Thousands of soldiers plugged into and participated in the GI movement in the late 1960s and early 1970s. They signed petitions, joined antiwar marches, and donned peace symbol necklaces. They formed their own soldier antiwar groups with names like GIs for Peace, the American Servicemen’s Union, and Movement for a Democratic Military.
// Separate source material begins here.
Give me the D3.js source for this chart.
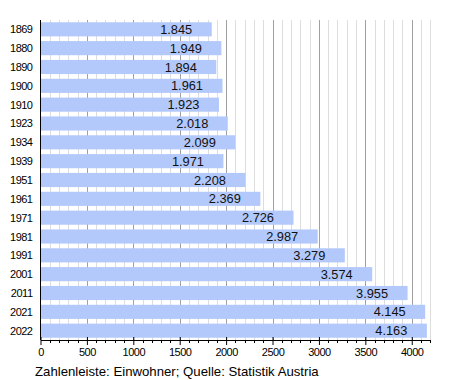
<!DOCTYPE html>
<html><head><meta charset="utf-8">
<script src="https://cdn.jsdelivr.net/npm/d3@7"></script>
<style>body{margin:0;background:#fff;} text{font-family:"Liberation Sans",Arial,sans-serif;}</style>
</head><body>
<svg id="c" width="450" height="380"></svg>
<script>
const years = ["1869","1880","1890","1900","1910","1923","1934","1939","1951","1961","1971","1981","1991","2001","2011","2021","2022"];
const population = [1845,1949,1894,1961,1923,2018,2099,1971,2208,2369,2726,2987,3279,3574,3955,4145,4163];
const xTicks = [0,500,1000,1500,2000,2500,3000,3500,4000];
const footer = "Zahlenleiste: Einwohner; Quelle: Statistik Austria";

const svg = d3.select("#c");
const mLeft = 40.5, mRight = 430.3, mTop = 20, mBottom = 340;
const x = d3.scaleLinear().domain([0,4200]).range([mLeft,mRight]);
const y = d3.scaleBand().domain(years).range([mTop,mBottom]).paddingInner(0.25).paddingOuter(0.12);

const minor = d3.range(0,4201,100);
svg.append("g").selectAll("line").data(minor.filter(v=>v%500!==0)).join("line")
  .attr("x1",d=>Math.round(x(d))+0.5).attr("x2",d=>Math.round(x(d))+0.5)
  .attr("y1",mTop).attr("y2",mBottom).attr("stroke","#dddddd").attr("stroke-width",1);
svg.append("g").selectAll("line").data(xTicks.filter(v=>v>0)).join("line")
  .attr("x1",d=>Math.round(x(d))+0.5).attr("x2",d=>Math.round(x(d))+0.5)
  .attr("y1",mTop).attr("y2",mBottom).attr("stroke","#a0a0a0").attr("stroke-width",1);

svg.append("g").selectAll("rect").data(years).join("rect")
  .attr("x",x(0)).attr("y",d=>y(d)).attr("height",y.bandwidth())
  .attr("width",(d,i)=>x(population[i])-x(0)).attr("fill","#b3c9fb");

svg.append("g").selectAll("text").data(years).join("text")
  .attr("x",(d,i)=>x(population[i])-19.5).attr("y",d=>y(d)+y.bandwidth()/2+4.6)
  .attr("text-anchor","end").attr("font-size",12.8).attr("fill","#111")
  .text((d,i)=>d3.format(",")(population[i]).replace(",","."));

svg.append("g").selectAll("text").data(years).join("text")
  .attr("x",32.5).attr("y",d=>y(d)+y.bandwidth()/2+4)
  .attr("text-anchor","end").attr("font-size",11).attr("letter-spacing","-0.5px").attr("fill","#000")
  .text(d=>d);

// axes
svg.append("line").attr("x1",mLeft).attr("x2",mLeft).attr("y1",mTop).attr("y2",mBottom).attr("stroke","#000");
const ax = d3.axisBottom(x).tickValues(xTicks).tickSize(5).tickSizeOuter(0).tickFormat(d3.format("d"));
const g = svg.append("g").attr("transform",`translate(0,${mBottom})`).call(ax);
g.select(".domain").attr("stroke","#000");
g.selectAll(".tick line").attr("y1",-3);
g.selectAll(".tick text").attr("font-size",11).attr("letter-spacing","-0.5px").attr("fill","#000")
  .attr("dy","0.9em").attr("y",6).style("font-family","'Liberation Sans',Arial,sans-serif");
svg.append("g").selectAll("line").data(minor.filter(v=>v%500!==0)).join("line")
  .attr("x1",d=>Math.round(x(d))+0.5).attr("x2",d=>Math.round(x(d))+0.5)
  .attr("y1",mBottom).attr("y2",mBottom+3).attr("stroke","#000");

svg.append("text").attr("x",35).attr("y",376).attr("font-size",13.2).attr("fill","#000").text(footer);
</script>
</body></html>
They flocked to off-base antiwar coffeehouses and circulated hundreds of subversive newspapers deep into the military’s ranks.
And all this was just the more organized expression of a much larger reservoir of disobedience and rebellion throughout the ranks of the armed forces — leading, for example, journalist John Pilger to film a 1970 documentary on US soldiers in Vietnam titled The Quiet Mutiny, and a famed Marine colonel to declare the “collapse of the armed forces” in the pages of the Armed Forces Journal in June 1971. (For more background on the GI movement, see the new book, Waging Peace in Vietnam: US Soldiers and Veterans Who Opposed the War, as well as David Cortright’s Soldiers in Revolt, David Parsons’ recent book on GI coffeehouses, and the documentary Sir! No Sir!).
A crucial factor in building the GI movement was the solidarity between dissident soldiers and the antiwar civilians who helped them organize. This is important, because the history of the GI movement dispels the notion that the antiwar movement hated soldiers. Rather, many peace activists sympathized with the plight of US troops and helped organize them to end the war.
They fundraised for the GI movement, offered legal help, and aided in the staffing of coffeehouses and the production of GI papers. Some tensions may have existed between antiwar civilians and GIs, but their relationship was far from what scholar Jerry Lembcke has called the “spitting image,” the myth that peace activists spit on US soldiers, would have us believe. Rather, the spitting image was a trope that was mobilized after the war for conservative political gain and to serve a revived American militarism.
By the time the October 15, 1969 Moratorium rolled around, then, GIs were not only increasingly seen as a crucial constituency within the wider antiwar movement, but they had already succeeded in organizing themselves into their own loose antiwar movement that stretched across the globe.